Choose one focus for the week
If your heart feels restless, begin with tawakkul prompts. If your days feel dull or entitled, begin with gratitude. If you feel inconsistent, use accountability and worship prompts. Staying with one theme for several days often produces better insight than jumping between topics.
Keep entries short and dated
A dated journal becomes more useful over time because it lets you see recurring fears, habits, and answered duas. Try one prompt and write for five to ten minutes. Stop before you feel drained. The aim is continuity, not performance.
End with one action
Each entry should close with one response, even if it is small. Examples include:
- Set one alarm for a calmer prayer break.
- Text an apology you have delayed.
- Write one dua to repeat for the week.
- Remove one distraction from your prayer space.
- Choose one blessing to use more responsibly.

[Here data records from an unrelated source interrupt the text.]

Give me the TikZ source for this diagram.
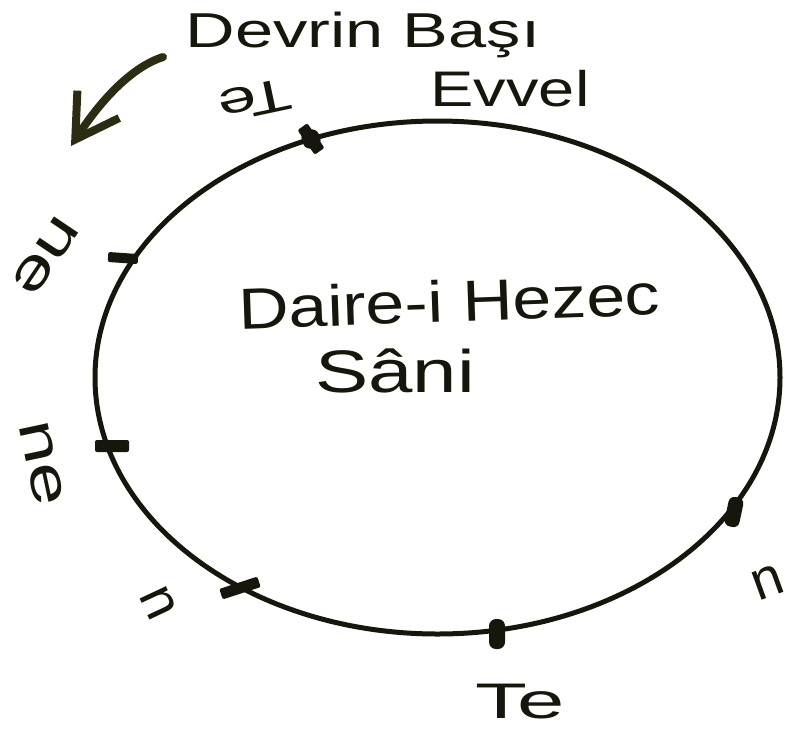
\documentclass[tikz,border=0pt]{standalone}
\usepackage{fontspec}
\setmainfont{Liberation Sans}
\usetikzlibrary{arrows.meta,shapes.geometric}
\definecolor{ink}{RGB}{22,22,12}
\definecolor{inkol}{RGB}{44,44,18}
\tikzset{
  hand/.style={text=ink, inner sep=0pt},
  tickmark/.style={fill=ink, rectangle, inner sep=0pt, rounded corners=2pt},
  dairebox/.style={ellipse, draw=ink, line width=5pt, inner sep=0pt,
    minimum width=685pt, minimum height=513pt},
}
\newcommand{\fsz}[1]{\fontsize{#1}{#1}\selectfont}
\begin{document}
\begin{tikzpicture}[x=1pt,y=-1pt]
\useasboundingbox (0,0) rectangle (793,732);
\fill[white] (0,0) rectangle (793,732);

% the circle
\node[dairebox] (daire) at (437.5,377.5) {};

% tick marks on the circle
\node[tickmark, minimum width=30pt, minimum height=12pt, rotate=-55] (t0) at (311,139) {};
\node[tickmark, minimum width=18pt, minimum height=18pt, rounded corners=7pt, rotate=20] (t0b) at (311,139) {};
\node[tickmark, minimum width=30pt, minimum height=10pt, rotate=-4] (t1) at (123,258) {};
\node[tickmark, minimum width=34pt, minimum height=12pt] (t2) at (112,446) {};
\node[tickmark, minimum width=40pt, minimum height=11pt, rotate=18] (t3) at (240,588) {};
\node[tickmark, minimum width=16pt, minimum height=30pt, rounded corners=7pt] (t4) at (497,634) {};
\node[tickmark, minimum width=15pt, minimum height=30pt, rounded corners=6pt, rotate=-12] (t5) at (734,512) {};

% arrow
\coordinate (ok1) at (163,57);
\coordinate (ok2) at (71,146);
\draw[inkol, line width=8pt, line cap=round,
  -{Straight Barb[length=42pt,width=50pt]}]
  (ok1) .. controls (123,70) and (90,117) .. (ok2);

% texts
\node[hand, font=\fsz{49}, anchor=base] (devrin) at (363,47) {\scalebox{1.4}[1]{Devrin Başı}};
\node[hand, font=\fsz{50}, anchor=base] (evvel) at (510,106) {\scalebox{1.3}[1]{Evvel}};
\node[hand, font=\fsz{58}, anchor=base, rotate=2] (hezec) at (450,322) {\scalebox{1.2}[1]{Daire-i Hezec}};
\node[hand, font=\fsz{60}, anchor=base] (sani) at (395,392) {\scalebox{1.33}[1]{Sâni}};

\node[hand, font=\fsz{50}, anchor=base] (teb) at (520,718) {\scalebox{1.7}[1]{Te}};
\node[hand, font=\fsz{46}, rotate=192] (tet) at (255,100) {\scalebox{1.5}[1]{Te}};
\node[hand, font=\fsz{55}, rotate=-124] (ne1) at (46,256) {\scalebox{1.4}[1]{ne}};
\node[hand, font=\fsz{55}, rotate=-78] (ne2) at (42,463) {\scalebox{1.4}[1]{ne}};
\node[hand, font=\fsz{55}, rotate=-65] (n1) at (158,603) {n};
\node[hand, font=\fsz{55}, rotate=20] (n2) at (768,582) {n};
\end{tikzpicture}
\end{document}
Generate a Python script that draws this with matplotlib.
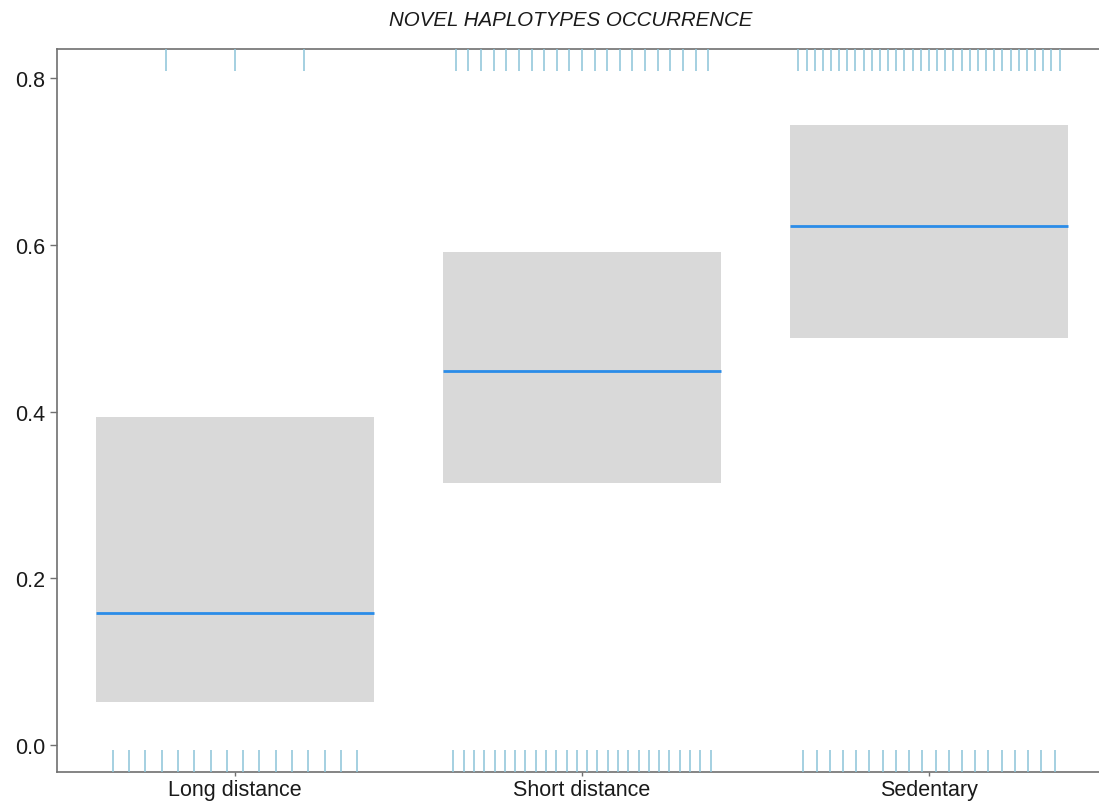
import numpy as np
import matplotlib
matplotlib.use('Agg')
import matplotlib.pyplot as plt

plt.rcParams['font.family'] = ['Liberation Sans', 'DejaVu Sans']

# fitted probability and confidence band per migration class
groups = ['Long distance', 'Short distance', 'Sedentary']
fit = [0.158, 0.448, 0.623]
lower = [0.052, 0.314, 0.488]
upper = [0.393, 0.591, 0.744]

# number of observations without (0) and with (1) novel haplotypes
n_absent = [16, 26, 20]
n_present = [3, 21, 33]

band_col = '#D9D9D9'
line_col = '#2B8CE8'
rug_col = '#8CC4D8'
axis_col = '#707070'

fig = plt.figure(figsize=(10.99, 8.03), dpi=100)
ax = fig.add_axes([57/1099, 30/803, 1 - 57/1099, 723/803])

half = 0.4
for i, g in enumerate(groups):
    ax.fill_between([i - half, i + half], lower[i], upper[i],
                    color=band_col, lw=0, zorder=1)
    ax.hlines(fit[i], i - half, i + half, color=line_col, lw=2, zorder=2)

    # rug: observations spread evenly across the group width
    trans = ax.get_xaxis_transform()
    x0 = np.linspace(i - half, i + half, n_absent[i] + 2)[1:-1]
    x1 = np.linspace(i - half, i + half, n_present[i] + 2)[1:-1]
    ax.vlines(x0, 0, 0.031, transform=trans, color=rug_col, lw=1.1, zorder=3)
    ax.vlines(x1, 0.969, 1, transform=trans, color=rug_col, lw=1.1, zorder=3)

ax.set_xlim(-0.513, 2.49)
ax.set_ylim(-0.0324, 0.8348)

ax.set_xticks(range(len(groups)))
ax.set_xticklabels(groups)
ax.set_yticks([0.0, 0.2, 0.4, 0.6, 0.8])
ax.set_yticklabels(['0.0', '0.2', '0.4', '0.6', '0.8'])
ax.tick_params(axis='both', colors=axis_col, labelcolor='#1a1a1a',
               labelsize=15.5, length=5, width=1)
ax.tick_params(axis='x', length=3, pad=2)

for side in ['left', 'bottom', 'top']:
    ax.spines[side].set_color(axis_col)
    ax.spines[side].set_linewidth(1.2)
ax.spines['right'].set_visible(False)

fig.text(571/1099, 1 - 21/803, 'NOVEL HAPLOTYPES OCCURRENCE',
         ha='center', va='center', fontsize=14.8, style='italic', color='#1a1a1a')

fig.savefig('out.png', dpi=100)
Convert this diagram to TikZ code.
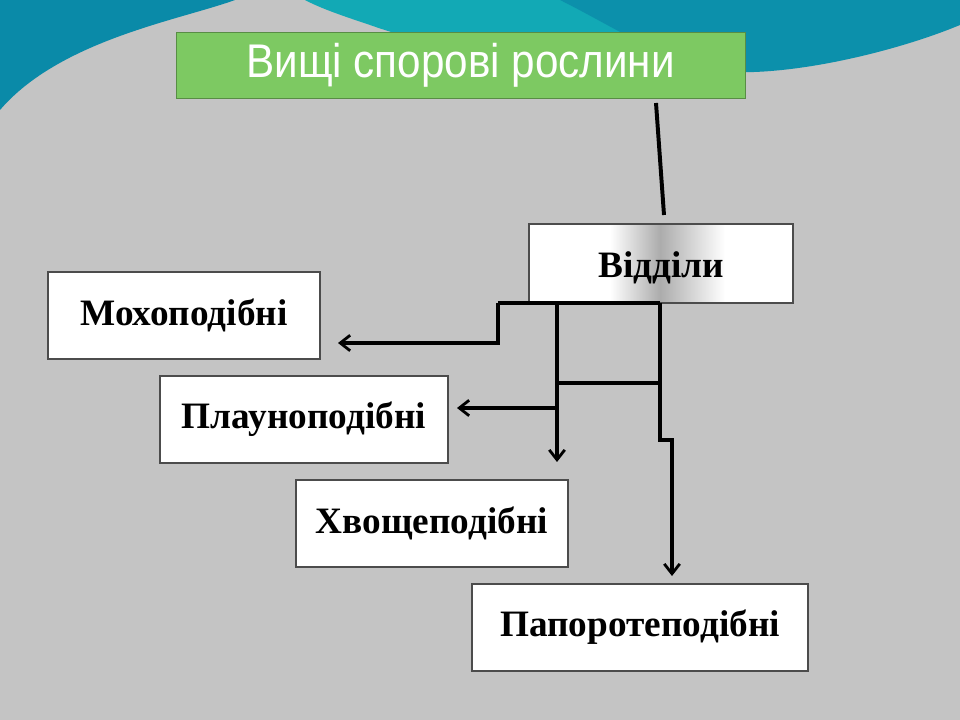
\documentclass[tikz,border=0pt]{standalone}
\usepackage{fontspec}
\setmainfont{Liberation Serif}
\newfontfamily\titlefont{Liberation Sans}
\usetikzlibrary{arrows.meta}
\definecolor{teal1}{HTML}{0A8AA8}
\definecolor{teal2}{HTML}{12A9B5}
\definecolor{hatch}{HTML}{C4C4C4}
\definecolor{green1}{HTML}{7DC962}
\begin{document}
\begin{tikzpicture}[x=0.025cm,y=-0.025cm,
  box/.style={draw=black!70,line width=0.8pt,fill=white,minimum width=#1*0.025cm,minimum height=87*0.025cm,font=\bfseries\fontsize{26.5}{30}\selectfont,inner sep=0pt},
  conn/.style={line width=2.8pt,line join=miter},
  arr/.style={conn,-{Straight Barb[length=7pt,width=11pt,line width=2pt]}}]
\useasboundingbox (0,0) rectangle (960,720);
\fill[hatch] (0,0) rectangle (960,720);
% waves
\fill[teal1] (0,0) -- (235,0) .. controls (180,20) and (60,40) .. (0,110) -- cycle;
\fill[teal2] (305,0) -- (960,0) -- (960,15) .. controls (870,40) and (780,70) .. (700,70) .. controls (560,72) and (440,50) .. (370,25) .. controls (340,15) and (320,8) .. (305,0) -- cycle;
\fill[teal1!80!teal2] (560,0) -- (960,0) -- (960,25) .. controls (900,50) and (800,75) .. (730,72) .. controls (660,60) and (620,30) .. (560,0) -- cycle;
% title
\node[fill=green1,draw=green1!70!black,line width=0.6pt,minimum width=569*0.025cm,minimum height=66*0.025cm,text=white,font=\titlefont\fontsize{30}{34}\selectfont,inner sep=0pt] (title) at (460.5,65) {\raisebox{-3pt}{\scalebox{1}[1.12]{Вищі спорові рослини}}};
% viddily box with gradient
\fill[white] (529,224) rectangle (793,303);
\shade[left color=white,right color=gray!65] (610,224) rectangle (660,303);
\shade[left color=gray!65,right color=white] (660,224) rectangle (725,303);
\node[draw=black!70,line width=0.8pt,minimum width=264*0.025cm,minimum height=79*0.025cm,inner sep=0pt] (vid) at (661,263.5) {};
\node[font=\bfseries\fontsize{26.5}{30}\selectfont] (vidt) at (661,268) {Відділи};
\node[box=272] (moh) at (184,315.5) {Мохоподібні};
\node[box=288] (pla) at (304,419.5) {Плауноподібні};
\node[box=272] (hvo) at (432,523.5) {Хвощеподібні};
\node[box=336] (pap) at (640,627.5) {Папоротеподібні};
% connectors
\coordinate (t1) at (656,103);
\coordinate (t2) at (664,215);
\draw[conn] (t1) -- (t2);
\coordinate (b0) at (498,303);
\coordinate (b1) at (557,303);
\coordinate (b2) at (660,303);
\coordinate (a1) at (338,343);
\coordinate (a2) at (457,408);
\coordinate (a3) at (557,462);
\coordinate (a4) at (672,576);
\draw[conn] (b0) -- (b2);
\draw[arr] (b0) -- (498,343) -- (a1);
\draw[arr] (b1) -- (a3);
\draw[conn] (557,383) -- (660,383);
\draw[arr] (557,408) -- (a2);
\draw[arr] (b2) -- (660,440) -- (672,440) -- (a4);
\end{tikzpicture}
\end{document}
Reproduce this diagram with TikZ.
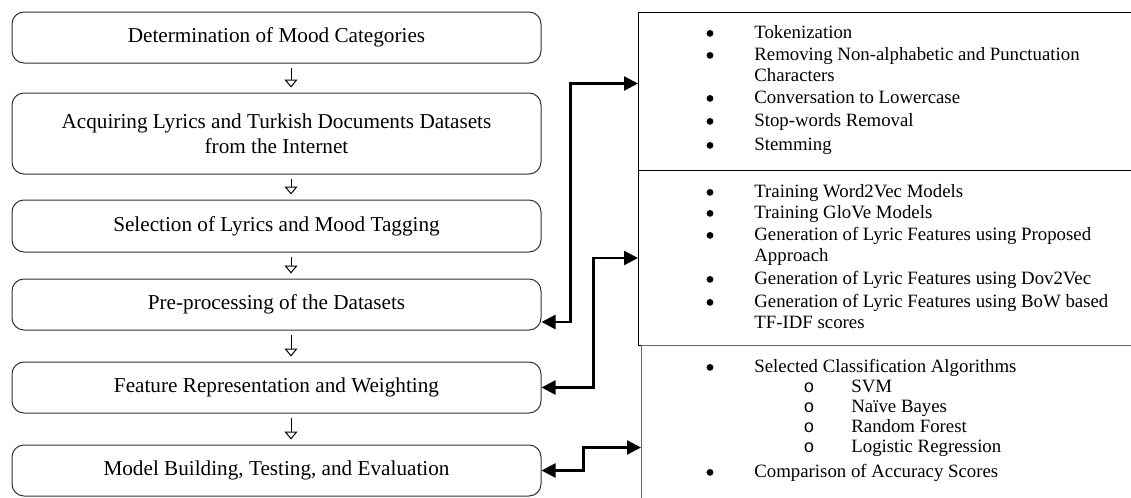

Build a simple prompt cycle
If you want a repeatable system, use this weekly rhythm:
- Monday: intention and priorities
- Tuesday: gratitude and stewardship
- Wednesday: tawakkul and worry
- Thursday: relationships and character
- Friday: repentance, dua, and reset
- Weekend: weekly review and one next step
This keeps journaling grounded in your real life. It also makes the habit easier to return to after an inconsistent period.
Use prompts for gifts and shared reflection
Prompt-based journaling can also make a thoughtful gift, especially when paired with quality Islamic stationery, a planner, or a simple notebook for Ramadan or a new season of life. If you are choosing a journal for someone else, look for durable pages, a comfortable size, and a layout that reduces overwhelm rather than adding it.
When to revisit
Return to this hub whenever your spiritual needs shift or your routines change. Journaling prompts are most useful when they match your current season rather than your ideal one.
Revisit this guide:
- at the start of Ramadan or after Ramadan ends
- when you feel spiritually flat and need new reflection angles
- when a life transition creates uncertainty and you need tawakkul prompts
- when your planner or tracker is full of tasks but missing deeper intention
- when you notice repeated emotional patterns and want clearer self-awareness
- when you are setting up a new prayer, study, or journaling space
A practical next step is to save this page, choose one category, and write your first entry today. Pick the shortest prompt that feels honest. Date the page. End with one action for tomorrow. Then come back next week and choose a different theme if needed.
Over time, this hub can become a personal map of your reflection practice. Some prompts will stop feeling relevant. Others will deepen as your life changes. That is a good reason to revisit: not because you are starting over, but because your journaling can mature with you.